* **Exercise instructions**:
Write out all of the data exactly as it appears.

* **Supplied material**:
>> START

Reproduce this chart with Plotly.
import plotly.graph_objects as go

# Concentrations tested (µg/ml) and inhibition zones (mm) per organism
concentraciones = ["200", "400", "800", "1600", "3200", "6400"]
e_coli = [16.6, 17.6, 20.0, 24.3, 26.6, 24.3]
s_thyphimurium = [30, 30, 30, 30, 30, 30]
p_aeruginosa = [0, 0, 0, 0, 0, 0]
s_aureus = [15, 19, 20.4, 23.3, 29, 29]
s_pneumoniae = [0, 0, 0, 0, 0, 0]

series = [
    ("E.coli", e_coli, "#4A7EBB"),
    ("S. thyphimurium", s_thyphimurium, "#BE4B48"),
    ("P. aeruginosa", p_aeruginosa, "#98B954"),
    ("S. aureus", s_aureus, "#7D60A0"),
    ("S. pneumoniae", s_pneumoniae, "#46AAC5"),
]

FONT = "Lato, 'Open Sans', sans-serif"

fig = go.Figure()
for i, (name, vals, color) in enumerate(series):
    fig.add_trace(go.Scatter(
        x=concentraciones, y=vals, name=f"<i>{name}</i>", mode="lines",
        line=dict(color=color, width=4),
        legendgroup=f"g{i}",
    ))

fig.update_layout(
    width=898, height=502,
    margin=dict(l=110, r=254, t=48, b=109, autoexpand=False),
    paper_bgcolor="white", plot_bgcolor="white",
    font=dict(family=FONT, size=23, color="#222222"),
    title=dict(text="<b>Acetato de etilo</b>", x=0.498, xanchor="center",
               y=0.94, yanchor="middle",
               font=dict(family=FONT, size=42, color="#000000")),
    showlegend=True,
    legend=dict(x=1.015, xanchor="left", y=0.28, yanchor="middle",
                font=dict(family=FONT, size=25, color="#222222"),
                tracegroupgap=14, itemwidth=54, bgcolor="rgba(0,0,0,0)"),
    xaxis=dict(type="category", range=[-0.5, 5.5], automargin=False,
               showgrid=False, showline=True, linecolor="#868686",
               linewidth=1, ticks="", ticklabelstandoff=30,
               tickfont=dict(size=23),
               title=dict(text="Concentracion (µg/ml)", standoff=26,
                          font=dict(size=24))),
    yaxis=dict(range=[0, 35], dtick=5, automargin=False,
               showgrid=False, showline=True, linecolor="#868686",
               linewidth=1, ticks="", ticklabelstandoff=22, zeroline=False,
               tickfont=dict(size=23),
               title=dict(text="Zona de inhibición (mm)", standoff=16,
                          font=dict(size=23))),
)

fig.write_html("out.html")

>> END

* **Solution for this problem**:
Reproduce this chart with Plotly.
import plotly.graph_objects as go

# Concentrations tested (µg/ml) and inhibition zones (mm) per organism
concentraciones = ["200", "400", "800", "1600", "3200", "6400"]
e_coli = [16.6, 17.6, 20.0, 24.3, 26.6, 24.3]
s_thyphimurium = [30, 30, 30, 30, 30, 30]
p_aeruginosa = [0, 0, 0, 0, 0, 0]
s_aureus = [15, 19, 20.4, 23.3, 29, 29]
s_pneumoniae = [0, 0, 0, 0, 0, 0]

series = [
    ("E.coli", e_coli, "#4A7EBB"),
    ("S. thyphimurium", s_thyphimurium, "#BE4B48"),
    ("P. aeruginosa", p_aeruginosa, "#98B954"),
    ("S. aureus", s_aureus, "#7D60A0"),
    ("S. pneumoniae", s_pneumoniae, "#46AAC5"),
]

FONT = "Lato, 'Open Sans', sans-serif"

fig = go.Figure()
for i, (name, vals, color) in enumerate(series):
    fig.add_trace(go.Scatter(
        x=concentraciones, y=vals, name=f"<i>{name}</i>", mode="lines",
        line=dict(color=color, width=4),
        legendgroup=f"g{i}",
    ))

fig.update_layout(
    width=898, height=502,
    margin=dict(l=110, r=254, t=48, b=109, autoexpand=False),
    paper_bgcolor="white", plot_bgcolor="white",
    font=dict(family=FONT, size=23, color="#222222"),
    title=dict(text="<b>Acetato de etilo</b>", x=0.498, xanchor="center",
               y=0.94, yanchor="middle",
               font=dict(family=FONT, size=42, color="#000000")),
    showlegend=True,
    legend=dict(x=1.015, xanchor="left", y=0.28, yanchor="middle",
                font=dict(family=FONT, size=25, color="#222222"),
                tracegroupgap=14, itemwidth=54, bgcolor="rgba(0,0,0,0)"),
    xaxis=dict(type="category", range=[-0.5, 5.5], automargin=False,
               showgrid=False, showline=True, linecolor="#868686",
               linewidth=1, ticks="", ticklabelstandoff=30,
               tickfont=dict(size=23),
               title=dict(text="Concentracion (µg/ml)", standoff=26,
                          font=dict(size=24))),
    yaxis=dict(range=[0, 35], dtick=5, automargin=False,
               showgrid=False, showline=True, linecolor="#868686",
               linewidth=1, ticks="", ticklabelstandoff=22, zeroline=False,
               tickfont=dict(size=23),
               title=dict(text="Zona de inhibición (mm)", standoff=16,
                          font=dict(size=23))),
)

fig.write_html("out.html")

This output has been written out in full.